Most reptiles do like it hot, but when does hot become too hot? Today’s article looks at thermal burns in reptiles and how to prevent them happening to your pet.

How do reptiles get burned?

Reptiles rely on warmth from other sources to heat their body to its preferred temperature. The preferred temperature that each reptile likes is different for each species and even varies amongst individual animals within that species. The way reptiles warm themselves in the wild is predominantly from either direct warmth from the sun or from sitting on or in something that has been warmed by the sun. In captivity we generally need to provide other sources of heat as often the reptiles that we keep are not local to the area that we live. These heat sources generally include specialised cords, lights, mats, tiles, wall heaters and artificial heat rocks or caves – all of which are safe to use when working well and properly set up with adequate protection. If the heat source malfunctions or is not set up correctly then burns can occur.

What are some of the causes of burns that you see?

Some of the common causes of thermal burns include:

  • Not using protective covers over lights
  • Allowing the reptile to lie directly on the heat cord or mat without having any barrier (ie a rock or tile) between the heat source and the reptile
  • Heat caves malfunctioning
  • Not using a thermostat in the cage.
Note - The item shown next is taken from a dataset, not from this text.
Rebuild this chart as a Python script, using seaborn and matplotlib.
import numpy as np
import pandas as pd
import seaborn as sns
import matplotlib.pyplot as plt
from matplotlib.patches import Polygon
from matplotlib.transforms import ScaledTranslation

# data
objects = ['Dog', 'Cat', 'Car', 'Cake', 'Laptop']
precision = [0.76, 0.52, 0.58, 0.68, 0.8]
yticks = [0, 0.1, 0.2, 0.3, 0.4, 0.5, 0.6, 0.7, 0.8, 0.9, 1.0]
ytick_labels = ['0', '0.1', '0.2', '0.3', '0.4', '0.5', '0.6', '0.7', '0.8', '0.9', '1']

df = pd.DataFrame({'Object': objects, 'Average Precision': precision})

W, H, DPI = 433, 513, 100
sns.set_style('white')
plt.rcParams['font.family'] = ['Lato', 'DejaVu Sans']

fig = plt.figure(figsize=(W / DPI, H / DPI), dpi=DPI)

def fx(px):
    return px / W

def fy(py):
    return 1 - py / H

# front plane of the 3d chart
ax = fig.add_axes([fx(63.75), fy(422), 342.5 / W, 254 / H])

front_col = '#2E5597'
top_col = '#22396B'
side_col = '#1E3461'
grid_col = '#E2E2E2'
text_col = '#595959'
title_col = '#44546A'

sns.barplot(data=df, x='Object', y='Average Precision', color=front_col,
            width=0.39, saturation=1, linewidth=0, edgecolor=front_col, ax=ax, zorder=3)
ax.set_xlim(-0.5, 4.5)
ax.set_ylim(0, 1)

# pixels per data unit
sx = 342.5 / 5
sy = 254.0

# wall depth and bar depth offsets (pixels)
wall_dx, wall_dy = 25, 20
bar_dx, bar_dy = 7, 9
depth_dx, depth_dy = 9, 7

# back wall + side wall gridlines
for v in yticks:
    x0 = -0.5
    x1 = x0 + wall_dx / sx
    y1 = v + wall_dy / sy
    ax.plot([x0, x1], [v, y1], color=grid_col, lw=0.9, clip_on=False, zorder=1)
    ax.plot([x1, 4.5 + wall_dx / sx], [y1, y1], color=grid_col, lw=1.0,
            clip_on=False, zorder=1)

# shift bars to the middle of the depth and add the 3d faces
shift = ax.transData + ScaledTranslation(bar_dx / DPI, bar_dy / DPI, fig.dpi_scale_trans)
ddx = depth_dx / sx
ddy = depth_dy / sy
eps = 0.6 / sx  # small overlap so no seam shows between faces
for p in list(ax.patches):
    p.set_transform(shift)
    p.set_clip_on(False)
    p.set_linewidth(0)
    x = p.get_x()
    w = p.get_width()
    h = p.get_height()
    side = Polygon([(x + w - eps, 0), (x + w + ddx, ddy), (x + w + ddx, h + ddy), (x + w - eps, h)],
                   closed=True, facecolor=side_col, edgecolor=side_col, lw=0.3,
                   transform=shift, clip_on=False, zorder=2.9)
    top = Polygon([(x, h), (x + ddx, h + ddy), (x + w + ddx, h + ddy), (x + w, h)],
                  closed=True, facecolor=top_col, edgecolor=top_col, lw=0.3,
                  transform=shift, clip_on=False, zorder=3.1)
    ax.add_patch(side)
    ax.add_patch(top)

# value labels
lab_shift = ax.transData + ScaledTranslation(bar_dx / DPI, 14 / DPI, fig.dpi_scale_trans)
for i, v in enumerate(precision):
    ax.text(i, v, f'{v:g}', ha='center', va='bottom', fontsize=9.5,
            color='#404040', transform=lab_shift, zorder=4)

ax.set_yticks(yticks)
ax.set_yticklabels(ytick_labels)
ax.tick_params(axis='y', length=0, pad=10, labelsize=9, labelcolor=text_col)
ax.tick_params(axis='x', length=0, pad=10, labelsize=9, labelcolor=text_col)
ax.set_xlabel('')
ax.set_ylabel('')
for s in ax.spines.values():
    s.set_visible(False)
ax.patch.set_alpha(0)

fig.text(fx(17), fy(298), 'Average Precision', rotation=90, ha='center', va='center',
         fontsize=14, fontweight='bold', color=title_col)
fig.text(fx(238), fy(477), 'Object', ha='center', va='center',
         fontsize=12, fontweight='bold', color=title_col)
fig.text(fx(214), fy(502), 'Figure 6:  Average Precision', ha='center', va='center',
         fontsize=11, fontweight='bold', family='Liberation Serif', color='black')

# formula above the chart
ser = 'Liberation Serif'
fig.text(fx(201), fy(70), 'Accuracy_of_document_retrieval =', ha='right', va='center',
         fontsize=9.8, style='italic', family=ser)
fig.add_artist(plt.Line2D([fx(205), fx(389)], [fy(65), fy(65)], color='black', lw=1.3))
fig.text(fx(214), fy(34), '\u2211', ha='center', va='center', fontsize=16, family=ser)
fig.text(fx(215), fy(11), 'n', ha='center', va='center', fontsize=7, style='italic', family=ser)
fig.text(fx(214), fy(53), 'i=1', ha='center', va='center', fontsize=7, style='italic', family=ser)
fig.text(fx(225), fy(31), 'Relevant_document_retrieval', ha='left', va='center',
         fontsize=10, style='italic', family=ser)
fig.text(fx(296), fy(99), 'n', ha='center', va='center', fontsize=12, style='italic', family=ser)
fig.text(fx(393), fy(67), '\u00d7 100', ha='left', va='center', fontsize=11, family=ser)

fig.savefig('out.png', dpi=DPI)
Thermostats work by turning off the heat source once a certain temperature is reached and are recommended for all reptile cages with artificial heating.

What do burns look like?

Thermal burns can range in severity from mild scale trauma right through to complete burns that damage internal organs. In most cases it generally takes a few days (sometimes up to a week or so) to show the true extent of the damage. Burns initially often start out having a red appearance to the scales that progresses to a darker black colour in some cases.
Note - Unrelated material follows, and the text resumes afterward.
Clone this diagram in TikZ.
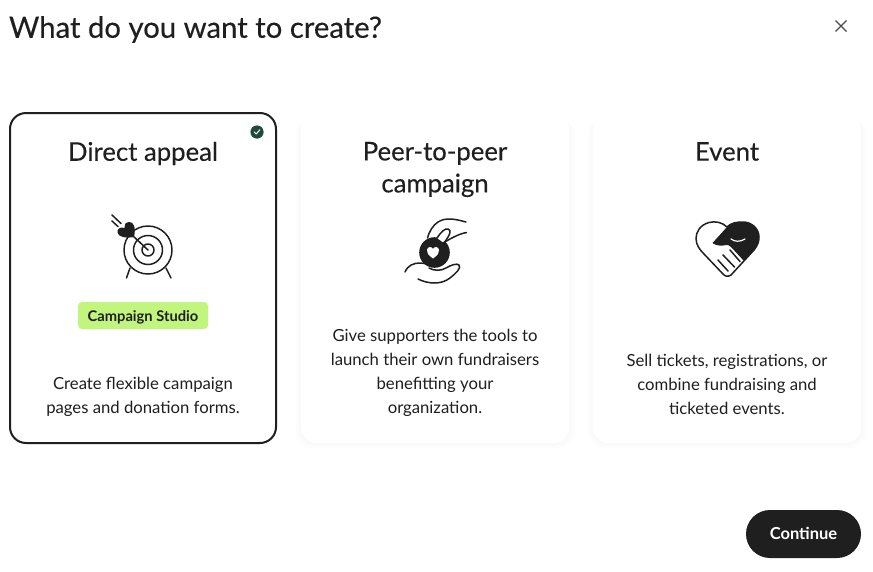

How do I prevent my reptile from burning itself?

Having your cage well set up with adequate protection from direct contact with the heat source is the best way to prevent burns from occurring. Using a good thermostat to prevent overheating of the cage is also very important.
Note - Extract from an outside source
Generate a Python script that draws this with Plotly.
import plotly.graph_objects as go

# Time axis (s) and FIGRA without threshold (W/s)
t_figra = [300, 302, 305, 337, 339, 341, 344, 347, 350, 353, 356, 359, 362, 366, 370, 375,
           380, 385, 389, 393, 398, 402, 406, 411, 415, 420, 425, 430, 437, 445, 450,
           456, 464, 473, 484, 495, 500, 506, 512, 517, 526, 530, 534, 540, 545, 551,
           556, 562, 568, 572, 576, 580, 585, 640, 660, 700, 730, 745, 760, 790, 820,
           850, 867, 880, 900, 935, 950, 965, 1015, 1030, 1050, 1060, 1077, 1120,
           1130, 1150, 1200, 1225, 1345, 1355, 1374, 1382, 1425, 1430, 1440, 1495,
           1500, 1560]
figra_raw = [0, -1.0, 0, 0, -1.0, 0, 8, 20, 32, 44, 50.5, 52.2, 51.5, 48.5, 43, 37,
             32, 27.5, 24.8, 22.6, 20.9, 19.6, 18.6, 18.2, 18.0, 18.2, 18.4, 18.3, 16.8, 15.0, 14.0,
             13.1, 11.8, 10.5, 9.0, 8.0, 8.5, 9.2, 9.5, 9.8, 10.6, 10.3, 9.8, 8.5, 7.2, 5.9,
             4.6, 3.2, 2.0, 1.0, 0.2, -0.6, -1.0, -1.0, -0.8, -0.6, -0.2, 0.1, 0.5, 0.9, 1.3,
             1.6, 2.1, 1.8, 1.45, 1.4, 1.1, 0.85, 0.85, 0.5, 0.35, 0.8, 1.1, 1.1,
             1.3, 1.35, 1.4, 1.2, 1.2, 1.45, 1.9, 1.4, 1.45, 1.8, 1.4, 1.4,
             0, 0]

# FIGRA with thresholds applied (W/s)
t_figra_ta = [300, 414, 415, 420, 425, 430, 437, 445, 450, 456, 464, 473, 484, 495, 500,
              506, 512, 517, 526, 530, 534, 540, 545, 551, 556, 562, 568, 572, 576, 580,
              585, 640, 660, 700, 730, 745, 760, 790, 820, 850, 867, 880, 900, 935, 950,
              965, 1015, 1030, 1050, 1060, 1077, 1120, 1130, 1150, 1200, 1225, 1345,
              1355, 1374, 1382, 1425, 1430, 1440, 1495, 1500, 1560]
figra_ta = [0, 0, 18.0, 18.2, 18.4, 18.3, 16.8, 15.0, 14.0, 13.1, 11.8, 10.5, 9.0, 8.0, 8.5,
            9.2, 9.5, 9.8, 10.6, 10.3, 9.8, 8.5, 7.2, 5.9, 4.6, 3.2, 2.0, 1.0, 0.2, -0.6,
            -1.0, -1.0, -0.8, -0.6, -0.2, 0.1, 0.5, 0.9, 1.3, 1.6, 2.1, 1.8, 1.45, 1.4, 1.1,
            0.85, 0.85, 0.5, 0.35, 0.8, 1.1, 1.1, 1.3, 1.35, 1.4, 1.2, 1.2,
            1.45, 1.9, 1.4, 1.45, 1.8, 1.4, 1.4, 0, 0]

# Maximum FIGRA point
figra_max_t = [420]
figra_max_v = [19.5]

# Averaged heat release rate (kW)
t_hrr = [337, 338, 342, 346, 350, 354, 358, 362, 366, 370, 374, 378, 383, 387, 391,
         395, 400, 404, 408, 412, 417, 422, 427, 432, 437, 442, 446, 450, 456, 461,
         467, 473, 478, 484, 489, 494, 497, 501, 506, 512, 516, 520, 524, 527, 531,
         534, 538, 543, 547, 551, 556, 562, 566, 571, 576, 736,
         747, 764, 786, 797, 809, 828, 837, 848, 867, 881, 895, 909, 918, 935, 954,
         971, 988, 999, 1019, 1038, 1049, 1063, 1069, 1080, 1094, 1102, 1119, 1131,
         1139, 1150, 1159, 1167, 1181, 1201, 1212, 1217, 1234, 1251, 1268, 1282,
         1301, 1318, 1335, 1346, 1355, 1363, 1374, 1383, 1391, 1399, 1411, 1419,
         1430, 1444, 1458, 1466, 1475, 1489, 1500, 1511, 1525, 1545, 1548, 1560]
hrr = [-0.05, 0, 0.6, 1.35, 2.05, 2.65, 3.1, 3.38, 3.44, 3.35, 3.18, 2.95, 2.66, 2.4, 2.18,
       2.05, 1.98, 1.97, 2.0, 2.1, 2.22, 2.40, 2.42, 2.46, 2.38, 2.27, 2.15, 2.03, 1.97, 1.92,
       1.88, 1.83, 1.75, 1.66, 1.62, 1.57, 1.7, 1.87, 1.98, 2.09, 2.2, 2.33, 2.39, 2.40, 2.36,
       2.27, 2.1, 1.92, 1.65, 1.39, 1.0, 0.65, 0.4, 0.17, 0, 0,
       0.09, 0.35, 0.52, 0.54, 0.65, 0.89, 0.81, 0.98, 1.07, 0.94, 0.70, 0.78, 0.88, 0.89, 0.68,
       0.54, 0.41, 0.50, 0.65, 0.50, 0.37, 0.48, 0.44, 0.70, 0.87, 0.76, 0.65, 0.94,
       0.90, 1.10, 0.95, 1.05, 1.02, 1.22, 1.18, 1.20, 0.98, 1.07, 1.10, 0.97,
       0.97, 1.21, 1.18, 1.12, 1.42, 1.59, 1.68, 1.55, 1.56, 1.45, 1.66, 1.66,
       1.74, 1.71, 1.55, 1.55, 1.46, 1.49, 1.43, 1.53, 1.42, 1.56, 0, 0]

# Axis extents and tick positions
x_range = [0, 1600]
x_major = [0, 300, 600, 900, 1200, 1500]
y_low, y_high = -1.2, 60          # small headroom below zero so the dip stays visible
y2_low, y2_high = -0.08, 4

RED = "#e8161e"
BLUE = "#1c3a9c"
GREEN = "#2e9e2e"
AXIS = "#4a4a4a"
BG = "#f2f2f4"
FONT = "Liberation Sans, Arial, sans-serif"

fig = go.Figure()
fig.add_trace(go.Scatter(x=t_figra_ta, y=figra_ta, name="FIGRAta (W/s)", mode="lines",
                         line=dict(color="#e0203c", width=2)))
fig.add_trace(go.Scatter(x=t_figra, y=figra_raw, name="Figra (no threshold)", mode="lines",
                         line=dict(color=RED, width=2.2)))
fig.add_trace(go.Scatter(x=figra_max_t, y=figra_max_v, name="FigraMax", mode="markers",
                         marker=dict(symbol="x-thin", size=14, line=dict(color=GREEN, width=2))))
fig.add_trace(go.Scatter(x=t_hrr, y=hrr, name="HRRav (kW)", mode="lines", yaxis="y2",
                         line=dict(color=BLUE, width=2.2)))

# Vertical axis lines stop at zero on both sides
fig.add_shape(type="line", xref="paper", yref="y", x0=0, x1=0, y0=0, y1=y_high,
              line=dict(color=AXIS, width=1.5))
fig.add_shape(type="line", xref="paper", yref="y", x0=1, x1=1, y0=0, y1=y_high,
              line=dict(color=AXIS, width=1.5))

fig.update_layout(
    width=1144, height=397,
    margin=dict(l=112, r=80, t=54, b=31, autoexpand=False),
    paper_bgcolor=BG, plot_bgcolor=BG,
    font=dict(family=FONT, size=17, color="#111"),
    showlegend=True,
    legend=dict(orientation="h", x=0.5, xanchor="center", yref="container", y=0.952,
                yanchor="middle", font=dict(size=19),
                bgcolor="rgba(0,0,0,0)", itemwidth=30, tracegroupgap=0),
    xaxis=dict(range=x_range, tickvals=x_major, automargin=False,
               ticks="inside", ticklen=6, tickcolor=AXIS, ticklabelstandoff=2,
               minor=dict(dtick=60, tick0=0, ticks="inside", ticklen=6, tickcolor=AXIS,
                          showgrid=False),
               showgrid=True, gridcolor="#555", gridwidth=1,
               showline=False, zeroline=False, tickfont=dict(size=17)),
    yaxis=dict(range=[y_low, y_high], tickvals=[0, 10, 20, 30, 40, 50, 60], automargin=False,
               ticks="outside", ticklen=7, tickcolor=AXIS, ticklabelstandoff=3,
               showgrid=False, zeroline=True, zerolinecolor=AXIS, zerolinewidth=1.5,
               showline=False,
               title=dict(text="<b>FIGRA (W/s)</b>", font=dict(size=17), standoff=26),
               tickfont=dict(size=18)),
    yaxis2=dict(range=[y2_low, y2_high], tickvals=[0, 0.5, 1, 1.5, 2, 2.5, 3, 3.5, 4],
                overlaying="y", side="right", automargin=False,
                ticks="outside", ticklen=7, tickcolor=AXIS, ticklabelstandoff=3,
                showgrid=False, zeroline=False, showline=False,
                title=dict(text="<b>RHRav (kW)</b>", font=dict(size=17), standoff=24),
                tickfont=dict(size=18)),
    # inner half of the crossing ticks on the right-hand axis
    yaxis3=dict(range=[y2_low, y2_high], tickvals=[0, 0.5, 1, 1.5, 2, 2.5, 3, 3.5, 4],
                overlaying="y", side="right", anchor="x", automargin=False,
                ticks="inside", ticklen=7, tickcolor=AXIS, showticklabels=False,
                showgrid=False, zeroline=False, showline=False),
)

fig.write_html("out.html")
How do you treat reptiles with burns?

Most thermal burns can be treated medically with a range of antibiotics, anti-bacterial burn creams, fluid therapy and pain relief. Some cases require surgery and other cases are sometimes unfortunately beyond the point of saving. These cases are particularly devastating for all involved as burns are very preventable.

If you are concerned that your reptile might have a thermal burn or want advice on the best way to set up your cage then contact your local reptile vet.